EXERCISE BRIEF —
Reproduce the material word for word; the images stay out.

INFORMATION PROVIDED —
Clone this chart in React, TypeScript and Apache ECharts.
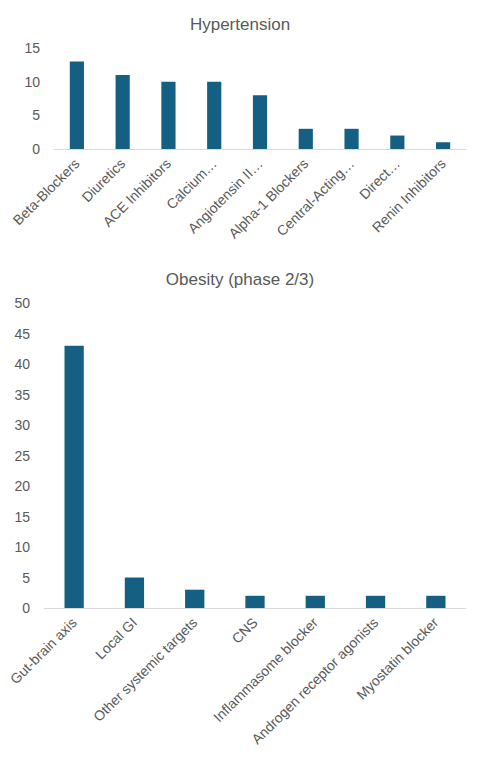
import * as echarts from "echarts";
import { useEffect, useRef } from "react";

const hyperCategories = [
  "Beta-Blockers",
  "Diuretics",
  "ACE Inhibitors",
  "Calcium…",
  "Angiotensin II…",
  "Alpha-1 Blockers",
  "Central-Acting…",
  "Direct…",
  "Renin Inhibitors",
];
const hyperValues = [13, 11, 10, 10, 8, 3, 3, 2, 1];

const obesityCategories = [
  "Gut-brain axis",
  "Local GI",
  "Other systemic targets",
  "CNS",
  "Inflammasome blocker",
  "Androgen receptor agonists",
  "Myostatin blocker",
];
const obesityValues = [43, 5, 3, 2, 2, 2, 2];

const BAR = "#156082";
const TEXT = "#595959";
const FONT = "Liberation Sans";

function getOption() {
  const catAxis = (gridIndex: number, data: string[]) => ({
    type: "category" as const,
    gridIndex,
    data,
    axisLine: { lineStyle: { color: "#d9d9d9", width: 1 } },
    axisTick: { show: false },
    axisLabel: {
      rotate: 45,
      interval: 0,
      color: TEXT,
      fontSize: 14,
      fontFamily: FONT,
      margin: 12,
    },
  });
  const valAxis = (gridIndex: number, max: number) => ({
    type: "value" as const,
    gridIndex,
    min: 0,
    max,
    interval: 5,
    splitLine: { show: false },
    axisLabel: { color: TEXT, fontSize: 14, fontFamily: FONT, margin: 14 },
  });
  const titleStyle = { color: TEXT, fontSize: 17, fontWeight: "normal" as const, fontFamily: FONT };
  return {
    animation: false,
    title: [
      { text: "Hypertension", left: "center", top: 11, textStyle: titleStyle },
      { text: "Obesity (phase 2/3)", left: "center", top: 266, textStyle: titleStyle },
    ],
    grid: [
      { left: 54, right: 14, top: 48, height: 101 },
      { left: 44, right: 14, top: 303, height: 305 },
    ],
    xAxis: [catAxis(0, hyperCategories), catAxis(1, obesityCategories)],
    yAxis: [valAxis(0, 15), valAxis(1, 50)],
    series: [
      {
        type: "bar",
        xAxisIndex: 0,
        yAxisIndex: 0,
        data: hyperValues,
        barWidth: "31%",
        itemStyle: { color: BAR },
      },
      {
        type: "bar",
        xAxisIndex: 1,
        yAxisIndex: 1,
        data: obesityValues,
        barWidth: "32%",
        itemStyle: { color: BAR },
      },
    ],
  };
}

export default function App() {
  const ref = useRef<HTMLDivElement>(null);

  useEffect(() => {
    document.body.style.margin = "0";
    if (!ref.current) return;
    const chart = echarts.init(ref.current, null, { renderer: "svg" });
    chart.setOption(getOption());
    return () => {
      chart.dispose();
    };
  }, []);

  return <div ref={ref} style={{ width: 480, height: 762, background: "#fff" }} />;
}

OUTPUT OF THE TASK —
Clone this chart in React, TypeScript and Apache ECharts.
import * as echarts from "echarts";
import { useEffect, useRef } from "react";

const hyperCategories = [
  "Beta-Blockers",
  "Diuretics",
  "ACE Inhibitors",
  "Calcium…",
  "Angiotensin II…",
  "Alpha-1 Blockers",
  "Central-Acting…",
  "Direct…",
  "Renin Inhibitors",
];
const hyperValues = [13, 11, 10, 10, 8, 3, 3, 2, 1];

const obesityCategories = [
  "Gut-brain axis",
  "Local GI",
  "Other systemic targets",
  "CNS",
  "Inflammasome blocker",
  "Androgen receptor agonists",
  "Myostatin blocker",
];
const obesityValues = [43, 5, 3, 2, 2, 2, 2];

const BAR = "#156082";
const TEXT = "#595959";
const FONT = "Liberation Sans";

function getOption() {
  const catAxis = (gridIndex: number, data: string[]) => ({
    type: "category" as const,
    gridIndex,
    data,
    axisLine: { lineStyle: { color: "#d9d9d9", width: 1 } },
    axisTick: { show: false },
    axisLabel: {
      rotate: 45,
      interval: 0,
      color: TEXT,
      fontSize: 14,
      fontFamily: FONT,
      margin: 12,
    },
  });
  const valAxis = (gridIndex: number, max: number) => ({
    type: "value" as const,
    gridIndex,
    min: 0,
    max,
    interval: 5,
    splitLine: { show: false },
    axisLabel: { color: TEXT, fontSize: 14, fontFamily: FONT, margin: 14 },
  });
  const titleStyle = { color: TEXT, fontSize: 17, fontWeight: "normal" as const, fontFamily: FONT };
  return {
    animation: false,
    title: [
      { text: "Hypertension", left: "center", top: 11, textStyle: titleStyle },
      { text: "Obesity (phase 2/3)", left: "center", top: 266, textStyle: titleStyle },
    ],
    grid: [
      { left: 54, right: 14, top: 48, height: 101 },
      { left: 44, right: 14, top: 303, height: 305 },
    ],
    xAxis: [catAxis(0, hyperCategories), catAxis(1, obesityCategories)],
    yAxis: [valAxis(0, 15), valAxis(1, 50)],
    series: [
      {
        type: "bar",
        xAxisIndex: 0,
        yAxisIndex: 0,
        data: hyperValues,
        barWidth: "31%",
        itemStyle: { color: BAR },
      },
      {
        type: "bar",
        xAxisIndex: 1,
        yAxisIndex: 1,
        data: obesityValues,
        barWidth: "32%",
        itemStyle: { color: BAR },
      },
    ],
  };
}

export default function App() {
  const ref = useRef<HTMLDivElement>(null);

  useEffect(() => {
    document.body.style.margin = "0";
    if (!ref.current) return;
    const chart = echarts.init(ref.current, null, { renderer: "svg" });
    chart.setOption(getOption());
    return () => {
      chart.dispose();
    };
  }, []);

  return <div ref={ref} style={{ width: 480, height: 762, background: "#fff" }} />;
}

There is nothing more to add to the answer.